Relu Le Radeau de Stephen King, nouvelle issue du recueil Brume (1985). C’est sans doute ma nouvelle préférée de King. Je me souviens de l’effet qu’elle avait produit sur moi lorsque je l’ai lue pour la première fois, vers douze ans. Peu après, je suis allé chez le dentiste, et l’effet de cette lecture persistait en moi, ne pouvait pas me quitter. C’est alors que j’ai vraiment pris conscience du pouvoir de la littérature. Comment une simple histoire peut vous imprégner à ce point, recouvrir toute la réalité sensible... Et comment des choses aussi noires, aussi horribles, pouvaient être imaginées, et contaminer votre vie. C’est l’ambiguïté de ce sentiment, entre émerveillement et horreur, qui en fait tout le prix (et c’est là précisément le thème de la nouvelle). Le Radeau n’est d’ailleurs pas l’histoire la plus horrible de Brume, il y en a deux ou trois autres qu’il n’est même pas permis de nommer – et que je n’ai jamais relues. D’une manière générale, Stephen King est surtout connu pour ses premiers écrits, alors qu’il était sujet à différentes addictions (principalement alcool, médicaments, drogue).
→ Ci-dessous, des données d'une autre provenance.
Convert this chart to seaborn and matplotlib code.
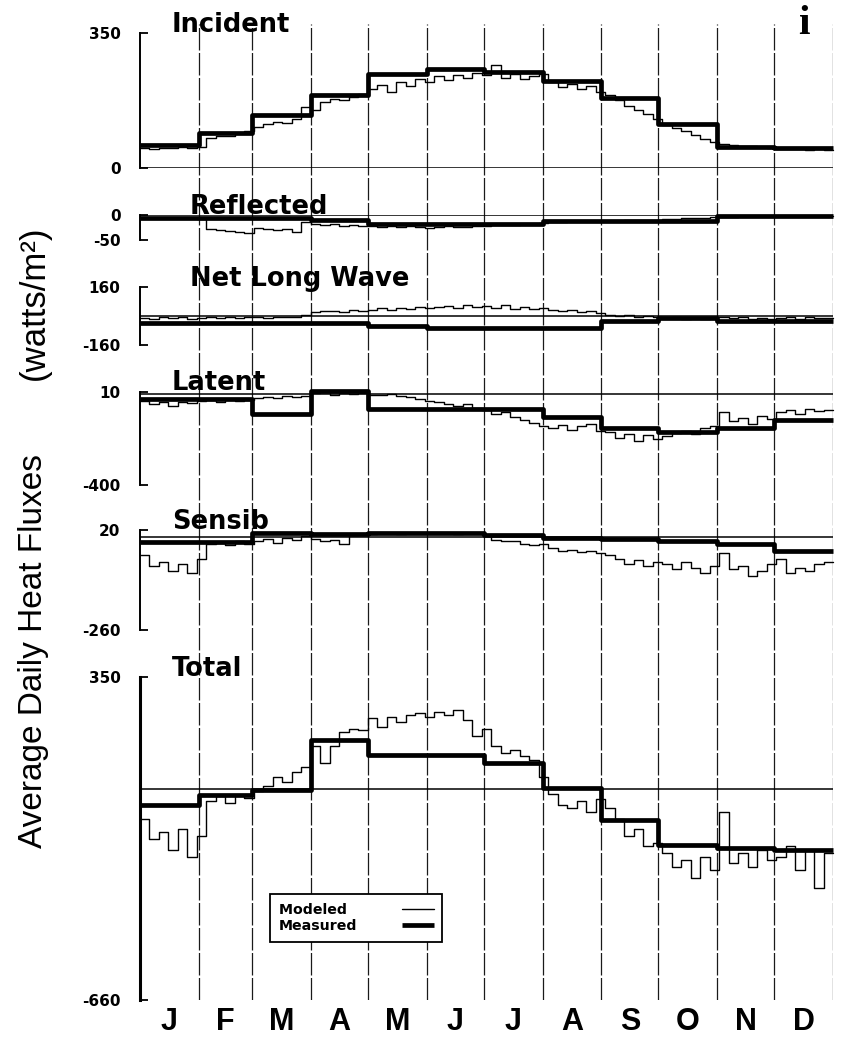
import numpy as np
import matplotlib
matplotlib.use("Agg")
import matplotlib.pyplot as plt
import seaborn as sns

# ---------------- data ----------------
MONTHS = ["J", "F", "M", "A", "M", "J", "J", "A", "S", "O", "N", "D"]
MONTH_DAYS = [31, 28, 31, 30, 31, 30, 31, 31, 30, 31, 30, 31]
STEP = 5  # days between modeled samples

INCIDENT_MODELED = [52, 50, 53, 51, 54, 52, 55,
                    78, 84, 82, 90, 96,
                    106, 114, 120, 117, 128, 158,
                    150, 172, 180, 176, 184, 192,
                    205, 214, 198, 222, 212, 230, 224,
                    238, 228, 242, 234, 246,
                    240, 268, 234, 244, 230, 238, 244,
                    222, 210, 218, 204, 212, 198,
                    188, 176, 162, 150, 140, 128,
                    112, 104, 96, 86, 76, 68,
                    63, 60, 58, 56, 54, 52,
                    50, 48, 49, 47, 48, 46]
INCIDENT_MEASURED = [60, 92, 137, 189, 245, 257, 248, 226, 182, 113, 55, 53]

REFLECTED_MODELED = [-4, -5, -6, -5, -7, -6, -8,
                     -28, -30, -32, -34, -36,
                     -26, -29, -31, -28, -34, -14,
                     -18, -21, -19, -22, -20, -23,
                     -22, -24, -23, -25, -23, -24, -26,
                     -24, -23, -25, -24, -22,
                     -22, -21, -20, -20, -19, -18, -17,
                     -14, -14, -13, -13, -12, -12,
                     -12, -12, -11, -11, -10, -10,
                     -8, -8, -7, -6, -5, -4,
                     -3, -3, -2, -2, -2, -2,
                     -2, -2, -1, -1, -1, -1]
REFLECTED_MEASURED = [-5, -5, -5, -10, -19, -19, -19, -13, -13, -13, -2, -2]

NETLW_MODELED = [-10, -14, -8, -12, -6, -15, -10,
                 -8, -12, -5, -10, -7,
                 -6, -10, -4, -8, -3, 6,
                 20, 28, 30, 24, 34, 30,
                 35, 42, 32, 46, 38, 50, 42,
                 48, 56, 44, 60, 50,
                 54, 44, 58, 40, 50, 36, 46,
                 35, 26, 32, 20, 28, 16,
                 8, 2, 6, -4, 2, -6,
                 -12, -6, -16, -10, -14, -6,
                 -4, -12, -8, -16, -10, -14,
                 -10, -6, -14, -8, -12, -10]
NETLW_MEASURED = [-36, -36, -36, -36, -55, -64, -64, -64, -27, -9, -25, -28]

LATENT_MODELED = [-30, -45, -35, -50, -32, -40, -28,
                  -25, -32, -22, -30, -26,
                  -15, -10, -18, -8, -12, -6,
                  5, 10, -2, 6, 0, 4,
                  -2, -5, 0, -8, -12, -22, -30,
                  -35, -42, -50, -45, -62,
                  -70, -85, -80, -100, -112, -125, -140,
                  -150, -135, -158, -140, -130, -162,
                  -165, -192, -175, -205, -180, -196,
                  -185, -170, -160, -175, -150, -142,
                  -78, -120, -105, -130, -95, -110,
                  -80, -70, -86, -64, -75, -68]
LATENT_MEASURED = [-23, -23, -85, 15, -63, -63, -63, -101, -150, -167, -150, -114]

SENSIB_MODELED = [-50, -80, -70, -95, -75, -100, -60,
                  -20, -15, -22, -12, -18,
                  -10, -5, -15, -2, -8, 2,
                  -5, -12, -8, -18, 5, 8,
                  10, 11, 12, 10, 11, 12, 11,
                  12, 11, 10, 12, 11,
                  5, -8, -12, -10, -18, -22, -20,
                  -30, -38, -35, -42, -40, -45,
                  -50, -60, -75, -65, -80, -70,
                  -75, -90, -70, -85, -100, -80,
                  -45, -90, -80, -110, -95, -75,
                  -60, -100, -85, -95, -75, -70]
SENSIB_MEASURED = [-13, -13, 12, 9, 12, 12, 7, -2, -6, -11, -19, -39]

TOTAL_MODELED = [-93, -158, -136, -190, -125, -212, -147,
                 -39, -23, -44, -19, -28,
                 -6, 10, 37, 21, 53, 69,
                 134, 80, 134, 177, 188, 183,
                 221, 194, 226, 210, 231, 237, 226,
                 242, 231, 248, 215, 167,
                 188, 134, 113, 123, 102, 91, 37,
                 -17, -50, -60, -39, -71, -33,
                 -60, -93, -147, -125, -179, -169,
                 -201, -244, -223, -277, -212, -255,
                 -71, -233, -201, -244, -190, -223,
                 -212, -179, -255, -190, -309, -201]
TOTAL_MEASURED = [-50, -18, -3, 154, 106, 106, 80, 2, -97, -175, -186, -190]

PANEL_TITLES = ["Incident", "Reflected", "Net Long Wave", "Latent", "Sensib", "Total"]
PANEL_LIMITS = [(0, 350), (-50, 0), (-160, 160), (-400, 10), (-260, 20), (-660, 350)]
PANEL_TICKLABELS = [["0", "350"], ["-50", "0"], ["-160", "160"],
                    ["-400", "10"], ["-260", "20"], ["-660", "350"]]
LEGEND_LABELS = ["Modeled  ", "Measured"]

# ---------------- layout ----------------
sns.set_style("white")
plt.rcParams["font.family"] = ["DejaVu Sans"]
for key in ["text.color", "axes.labelcolor", "xtick.color", "ytick.color", "axes.edgecolor"]:
    plt.rcParams[key] = "black"

W, H = 844, 1044
LEFT, RIGHT = 140, 833
fig = plt.figure(figsize=(W / 100, H / 100), dpi=100)


def rect(top, bottom):
    return [LEFT / W, 1 - bottom / H, (RIGHT - LEFT) / W, (bottom - top) / H]


month_starts = np.concatenate([[0], np.cumsum(MONTH_DAYS)])
model_days = np.arange(0, 365, STEP)

# background axes: month grid lines + month labels
bg = fig.add_axes(rect(24, 1000))
bg.set_xlim(0, 365)
bg.set_ylim(0, 1)
for d in month_starts[1:]:
    bg.axvline(d, color="#1a1a1a", lw=0.9, ls=(0, (18, 2)))
centers = (month_starts[:-1] + month_starts[1:]) / 2
bg.set_xticks(centers)
bg.set_xticklabels(MONTHS, fontfamily="Liberation Sans", fontweight="bold", fontsize=22)
bg.tick_params(axis="x", length=0, pad=5)
bg.set_yticks([])
for s in bg.spines.values():
    s.set_visible(False)
bg.patch.set_visible(False)

panel_px = [(33, 168), (215, 240), (287, 345), (392, 485), (530, 630), (677, 1000)]
title_pos = [(172, 32), (190, 214), (190, 286), (172, 390), (172, 529), (172, 676)]
modeled = [INCIDENT_MODELED, REFLECTED_MODELED, NETLW_MODELED,
           LATENT_MODELED, SENSIB_MODELED, TOTAL_MODELED]
measured = [INCIDENT_MEASURED, REFLECTED_MEASURED, NETLW_MEASURED,
            LATENT_MEASURED, SENSIB_MEASURED, TOTAL_MEASURED]

total_ax = None
for i in range(6):
    top, bot = panel_px[i]
    ax = fig.add_axes(rect(top, bot))
    ax.patch.set_visible(False)
    xm = np.append(model_days, 365)
    ym = np.append(modeled[i], modeled[i][-1])
    sns.lineplot(x=xm, y=ym, ax=ax, color="black", lw=1.0,
                 drawstyle="steps-post", estimator=None, sort=False, clip_on=False)
    ys = np.append(measured[i], measured[i][-1])
    sns.lineplot(x=month_starts, y=ys, ax=ax, color="black", lw=3.4,
                 drawstyle="steps-post", estimator=None, sort=False, clip_on=False,
                 solid_capstyle="butt")
    ax.axhline(0, color="black", lw=1.1, zorder=3)
    ax.set_xlim(0, 365)
    ax.set_ylim(*PANEL_LIMITS[i])
    ax.set_yticks(list(PANEL_LIMITS[i]))
    ax.set_yticklabels(PANEL_TICKLABELS[i], fontweight="bold", fontsize=11,
                       fontfamily="DejaVu Sans", color="black")
    ax.set_xticks([])
    ax.set_xlabel("")
    ax.set_ylabel("")
    ax.tick_params(axis="y", direction="in", length=6, width=1.3, pad=14, left=True,
                   colors="black")
    for name, s in ax.spines.items():
        s.set_visible(name == "left")
    ax.spines["left"].set_linewidth(2.2 if i == 5 else 1.4)
    ax.spines["left"].set_color("black")
    tx, ty = title_pos[i]
    fig.text(tx / W, 1 - ty / H, PANEL_TITLES[i], fontsize=18.5, fontweight="bold",
             va="baseline", ha="left", fontfamily="DejaVu Sans", color="black")
    if i == 5:
        total_ax = ax

# legend
lines = total_ax.get_lines()[:2]
leg = fig.legend(lines, LEGEND_LABELS, loc="upper left",
                 bbox_to_anchor=(270 / W, 1 - 894 / H), bbox_transform=fig.transFigure,
                 borderaxespad=0, markerfirst=False, handlelength=2.2, handletextpad=3.2,
                 labelspacing=0.2, borderpad=0.6, frameon=True, fancybox=False,
                 edgecolor="black", framealpha=1,
                 prop={"family": "DejaVu Sans", "weight": "bold", "size": 10.2})
leg.get_frame().set_linewidth(1.3)

# y-axis title and panel letter
fig.text(34 / W, 1 - 651 / H, "Average Daily Heat Fluxes", rotation=90,
         ha="center", va="center", fontsize=24, fontfamily="Liberation Sans", color="black")
fig.text(34 / W, 1 - 303 / H, "(watts/m²)", rotation=90,
         ha="center", va="center", fontsize=25, fontfamily="Liberation Sans", color="black")
fig.text(804 / W, 1 - 34 / H, "i", fontsize=30, fontweight="bold",
         fontfamily="Liberation Serif", ha="center", va="baseline", color="black")

fig.savefig("out.png", dpi=100)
Certains de ses textes d’alors sont vraiment noirs, sans espoir, beaucoup plus durs que ses textes de la maturité.
Tout Stephen King est dans Le Radeau, toute sa conception de l’horreur. L’histoire est très simple : quatre étudiants (deux garçons, deux filles) partent un après-midi d’automne vers un lac sauvage de Nouvelle-Angleterre. Ils se déshabillent, plongent dans l’eau glaciale et se retrouvent sur un radeau au milieu du lac. Tout à coup, Randy aperçoit une tache sombre qui flotte à la surface, comme une nappe de pétrole, ou un gros grain de beauté. La tache se déplace, s’approche, des couleurs merveilleuses, issues d’un autre monde, hypnotisent ceux qui la fixent, et lorsqu’elle vous attrape, elle vous engloutit, met vos nerfs et vos os à nus, et vous disparaissez en hurlant de douleur, comme le gremlin dans le robot broyeur du film.
L’histoire est simple, mais on voit ce qui intéresse King. Contrairement à Lovecraft dans La Couleur tombée du ciel (influence à peu près certaine), King ne s’attarde pas vraiment sur l’entité maléfique, il la décrit à peine. Le monstre n’est qu’un prétexte pour traiter d’une autre réalité, familière pour tous les lecteurs – dans ce cas, un lac isolé au mois d’octobre. C’est cette atmosphère automnale, de délaissement, d’isolement, de plongée dans la nuit, qui est rappelée tout le long du récit. Il faut y ajouter la jeunesse, ses rivalités, ses concupiscences sourdes qui peuvent se réveiller n’importe quand. Et Stephen King fonctionne toujours ainsi : le surnaturel est là pour souligner des situations réelles, familières : l’alcoolisme et la famille dans Shining, l’enfance, l’amitié, la différence dans Ça, le deuil dans Simetierre, etc. Et ce qui fait la perfection du Radeau, c’est justement cette simplicité : quatre amis sur un radeau, grelottant, en octobre, alors que la nuit tombe, que les estivants sont partis, et que plus personne n’est là pour vous entendre crier.